# Polycarbonate Survivability



## Virgil (Sep 29, 2009)

Looking for comments on the long term survivability of flat sheet Polycarbonate for collector glazing. The GE Lexan material has been out there for awhile so does anyone have any use history on this material, UV yellowing with age, etc..
I would also be interesting in the thickness of the Polycarbonate that was used such as, 1/16, 1/8, inches, etc... In review of on-line sources the price increases considerably per 1/16 inch in thickness increase. So what thickness would be the good mix between durability, hand-ability, and effective cost. 
I have looked at the corrugated clear polycarbonate which is available at the local big box stores, but prefer not to go that route. With the method of mounting the glass to the collector's that we currently use the flat sheet plastic polycarbonate would be a direct replacement for the glass. We had a glass plate on one of our collector's crack in recent time. Therefore, this spring it is in need of some maintenance and possibly replacing the glass with the more durable polycarbonate sheet. 
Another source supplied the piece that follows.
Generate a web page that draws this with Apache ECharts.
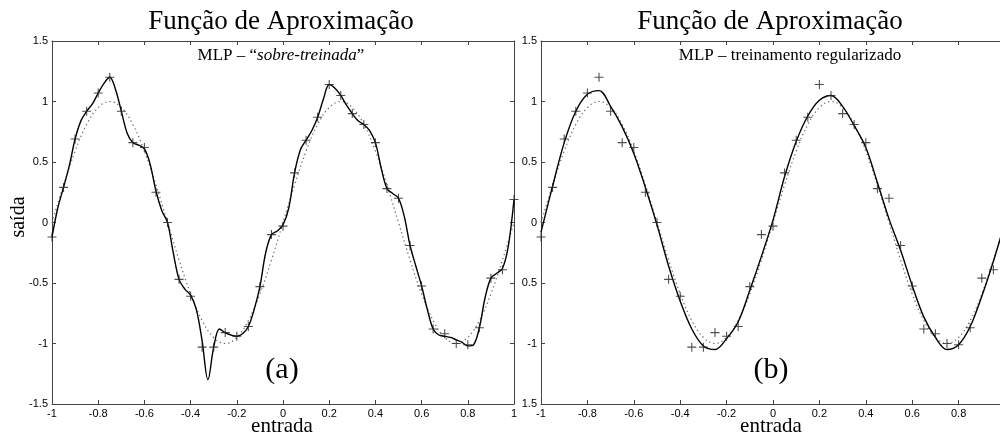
<!DOCTYPE html>
<html>
<head>
<meta charset="utf-8">
<script src="https://cdn.jsdelivr.net/npm/echarts@6/dist/echarts.min.js"></script>
<style>
  html, body { margin: 0; padding: 0; background: #fff; }
  #chart-container { width: 1000px; height: 437px; }
</style>
</head>
<body>
<div id="chart-container"></div>
<script>
// training samples (the "+" marks)
var xTrain = [-1, -0.95, -0.9, -0.85, -0.8, -0.75, -0.7, -0.65, -0.6, -0.55, -0.5,
  -0.45, -0.4, -0.35, -0.3, -0.25, -0.2, -0.15, -0.1, -0.05, 0,
  0.05, 0.1, 0.15, 0.2, 0.25, 0.3, 0.35, 0.4, 0.45, 0.5,
  0.55, 0.6, 0.65, 0.7, 0.75, 0.8, 0.85, 0.9, 0.95, 1];
var yTrain = [-0.12, 0.29, 0.69, 0.92, 1.07, 1.20, 0.92, 0.66, 0.62, 0.25, 0.00,
  -0.47, -0.61, -1.03, -1.03, -0.91, -0.94, -0.86, -0.53, -0.10, -0.03,
  0.41, 0.68, 0.87, 1.14, 1.05, 0.90, 0.81, 0.66, 0.28, 0.20,
  -0.19, -0.525, -0.88, -0.92, -1.00, -1.01, -0.87, -0.46, -0.39, 0.19];

// target function (dotted), same x as the training samples
var yTarget = [0, 0.31, 0.59, 0.81, 0.95, 1.0, 0.95, 0.81, 0.59, 0.31, 0,
  -0.31, -0.59, -0.81, -0.95, -1.0, -0.95, -0.81, -0.59, -0.31, 0,
  0.31, 0.59, 0.81, 0.95, 1.0, 0.95, 0.81, 0.59, 0.31, 0,
  -0.31, -0.59, -0.81, -0.95, -1.0, -0.95, -0.81, -0.59, -0.31, 0];

// (a) over-trained MLP output, step 0.025
var xOver = [];
for (var i = 0; i <= 80; i++) xOver.push(-1 + i * 0.025);
var yOver = [-0.12, 0.12, 0.29, 0.47, 0.69, 0.84, 0.92, 0.98, 1.07, 1.15,
  1.20, 1.10, 0.92, 0.74, 0.66, 0.64, 0.61, 0.48, 0.26, 0.10,
  0.00, -0.25, -0.47, -0.55, -0.60, -0.72, -0.98, -1.30, -1.03, -0.88,
  -0.91, -0.93, -0.94, -0.92, -0.86, -0.72, -0.53, -0.25, -0.10, -0.07,
  -0.02, 0.12, 0.41, 0.60, 0.68, 0.76, 0.87, 1.02, 1.14, 1.11,
  1.05, 0.97, 0.90, 0.84, 0.81, 0.76, 0.66, 0.45, 0.28, 0.24,
  0.20, 0.05, -0.19, -0.36, -0.525, -0.72, -0.88, -0.93, -0.94, -0.95,
  -0.97, -0.99, -1.02, -1.01, -0.87, -0.62, -0.46, -0.42, -0.38, -0.20,
  0.19];

// (b) regularized MLP output, same x as the training samples
var yReg = [-0.08, 0.30, 0.66, 0.92, 1.06, 1.09, 0.96, 0.79, 0.57, 0.29, -0.02,
  -0.36, -0.65, -0.88, -1.02, -1.05, -0.96, -0.82, -0.56, -0.28, 0.02,
  0.38, 0.67, 0.88, 1.01, 1.05, 0.96, 0.80, 0.62, 0.33, 0.03,
  -0.23, -0.52, -0.78, -0.95, -1.05, -1.01, -0.86, -0.61, -0.32, 0.00];

function pairs(xs, ys) {
  return xs.map(function (x, k) { return [x, ys[k]]; });
}

var chartDom = document.getElementById("chart-container");
var myChart = echarts.init(chartDom, null, { renderer: "canvas" });

var axisColor = "#444";
var labelFont = { fontFamily: "Liberation Sans", fontSize: 11, color: "#000" };
var plusMark = "path://M4.4,0h1.2v4.4h4.4v1.2h-4.4v4.4h-1.2v-4.4h-4.4v-1.2h4.4z";
var serif = "Liberation Serif";

function xAx(grid, top) {
  return {
    type: "value", gridIndex: grid, min: -1, max: 1, interval: 0.2,
    position: top ? "top" : "bottom",
    axisLine: { show: true, onZero: false, lineStyle: { color: axisColor, width: 1 } },
    axisTick: { show: true, inside: true, length: 4, lineStyle: { color: axisColor } },
    axisLabel: Object.assign({ show: !top, margin: 4 }, labelFont),
    splitLine: { show: false }
  };
}
function yAx(grid, right, fmt) {
  return {
    type: "value", gridIndex: grid, min: -1.5, max: 1.5, interval: 0.5,
    position: right ? "right" : "left",
    axisLine: { show: true, onZero: false, lineStyle: { color: axisColor, width: 1 } },
    axisTick: { show: true, inside: true, length: 4, lineStyle: { color: axisColor } },
    axisLabel: Object.assign({ show: !right, margin: 4, formatter: fmt }, labelFont),
    splitLine: { show: false }
  };
}

// right panel: the minus of -0.5 / -1.5 is hidden behind the left panel in the original
function clippedFmt(v) {
  if (v === -0.5 || v === -1.5) return String(-v);
  return String(v);
}

function curve(name, data, x, y) {
  return {
    name: name, type: "line", xAxisIndex: x, yAxisIndex: y, data: data,
    showSymbol: false, smooth: 0.35, z: 3,
    lineStyle: { color: "#000", width: 1.4 }
  };
}
function dotted(data, x, y) {
  return {
    type: "line", xAxisIndex: x, yAxisIndex: y, data: data,
    showSymbol: false, smooth: 0.4, z: 2,
    lineStyle: { color: "#666", width: 1.2, type: [1.3, 3] }
  };
}
function marks(data, x, y) {
  return {
    type: "scatter", xAxisIndex: x, yAxisIndex: y, data: data,
    symbol: plusMark, symbolSize: 9, z: 4,
    itemStyle: { color: "#222" }
  };
}

function txt(x, y, text, size, extra) {
  return Object.assign({
    type: "text", x: x, y: y,
    style: { text: text, font: size + "px " + serif, fill: "#000", align: "center", verticalAlign: "middle" }
  }, extra || {});
}

var option = {
  animation: false,
  backgroundColor: "#fff",
  grid: [
    { left: 52, width: 462, top: 41, bottom: 33, outerBoundsMode: "none", containLabel: false },
    { left: 541, width: 464, top: 41, bottom: 33, outerBoundsMode: "none", containLabel: false }
  ],
  xAxis: [xAx(0, false), xAx(0, true), xAx(1, false), xAx(1, true)],
  yAxis: [yAx(0, false), yAx(0, true), yAx(1, false, clippedFmt), yAx(1, true)],
  series: [
    dotted(pairs(xTrain, yTarget), 0, 0),
    curve("sobre-treinada", pairs(xOver, yOver), 0, 0),
    marks(pairs(xTrain, yTrain), 0, 0),
    dotted(pairs(xTrain, yTarget), 2, 2),
    curve("regularizado", pairs(xTrain, yReg), 2, 2),
    marks(pairs(xTrain, yTrain), 2, 2)
  ],
  graphic: [
    txt(281, 22, "Função de Aproximação", 27),
    txt(770, 22, "Função de Aproximação", 27),
    { type: "text", x: 281, y: 56, style: {
        text: "{n|MLP – “}{i|sobre-treinada}{n|”}", align: "center", verticalAlign: "middle",
        rich: { n: { fontFamily: serif, fontSize: 17, fill: "#000" }, i: { fontFamily: serif, fontSize: 17, fontStyle: "italic", fill: "#000" } } } },
    txt(790, 56, "MLP – treinamento regularizado", 17),
    txt(282, 370, "(a)", 30),
    txt(771, 370, "(b)", 30),
    txt(19, 217, "saída", 20, { rotation: Math.PI / 2 }),
    txt(282, 426, "entrada", 21),
    txt(771, 426, "entrada", 21)
  ]
};

myChart.setOption(option);
</script>
</body>
</html>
Thanks for any comments.... Virgil


----------



## wy_white_wolf (Oct 14, 2004)

Visit Solar Gary's site:

http://www.builditsolar.com/References/materialspecrs.htm

Best site you'll ever find for solar ideas and references.


----------



## TnAndy (Sep 15, 2005)

Assume you're talking some type of solar heating panel ( water or air ) ?

The multi-wall polycarbonate panels I have on my greenhouse are rated for 10 year life, and they were fairly expensive. The advantage to them was less weight than glass, and being able to simply drill a hole, and run a roofing screw in them, and get them in any length I wanted.

I haven't built any solar water heating panels, but if I did, I'd make them a standard size to fit sliding glass door panels....34"x76". They make new and replacement glass ( tempered ) in mass quantities for these and they are fairly cheap for tempered glass. I can buy a replacement double pane unit for $75 at a local glass shop, and cut the seal/spacer out, giving me two pcs of glass for that price.


----------



## woodsy (Oct 13, 2008)

I would assume Polycarbonate sheeting whether flat or corrugated would offer similar longevity.
The corrugated 1/16" sheets i used for solar collectors came with 10 yr. warranty against yellowing . Tested in Florida if i recall correctly.


----------



## greif (May 31, 2009)

you have to buy the polycarb with a uv coating on


----------



## Virgil (Sep 29, 2009)

Thanks folks for all of the comments... My application is specifically for solar hot water collectors.

Virgil...


----------



## wy_white_wolf (Oct 14, 2004)

Then I'd say you need to look over Gary's projects. He used Poly on both the DHW and SHW shed for heating.

http://www.builditsolar.com/Experimental/PEXColDHW/Overview.htm

http://www.builditsolar.com/Projects/SpaceHeating/SolarShed/solarshed.htm


----------



## Windy in Kansas (Jun 16, 2002)

TnAndy said:


> I haven't built any solar water heating panels, but if I did, I'd make them a standard size to fit sliding glass door panels....34"x76". They make new and replacement glass ( tempered ) in mass quantities for these and they are fairly cheap for tempered glass. I can buy a replacement double pane unit for $75 at a local glass shop, and cut the seal/spacer out, giving me two pcs of glass for that price.


Unless you up the cash cost for glass by buying low iron glass you lose quite a bit of solar performance. Probably 9-10%. http://www.google.com/url?sa=t&sour...5j2Ku0lCRMIYbodFA&sig2=CzXyBMt5bXJ3Jl-HJOby4g

I can't seem to use Foxyurl shortener on PDF urls so the long one will have to suffice.


----------



## SolarGary (Sep 8, 2005)

Hi,
You might take a look at this house by Norman Saunders -- it has a similar construction that uses a sunspace to heat thermal mass in the attic -- this house works very well, and is essentially 100% solar heated without overheating problems:
http://www.builditsolar.com/Projects/SolarHomes/shurcliff-saunders-1.pdf



Gary


----------



## SolarGary (Sep 8, 2005)

SolarGary said:


> Hi,
> You might take a look at this house by Norman Saunders -- it has a similar construction that uses a sunspace to heat thermal mass in the attic -- this house works very well, and is essentially 100% solar heated without overheating problems:
> http://www.builditsolar.com/Projects/SolarHomes/shurcliff-saunders-1.pdf
> 
> ...


Oops! I meant to post the above note to the thread on solar overheating from the attic storage.


Gary


----------



## Digitalis (Aug 20, 2021)

It will degrade and get brittle, even if it doesn't yellow.


----------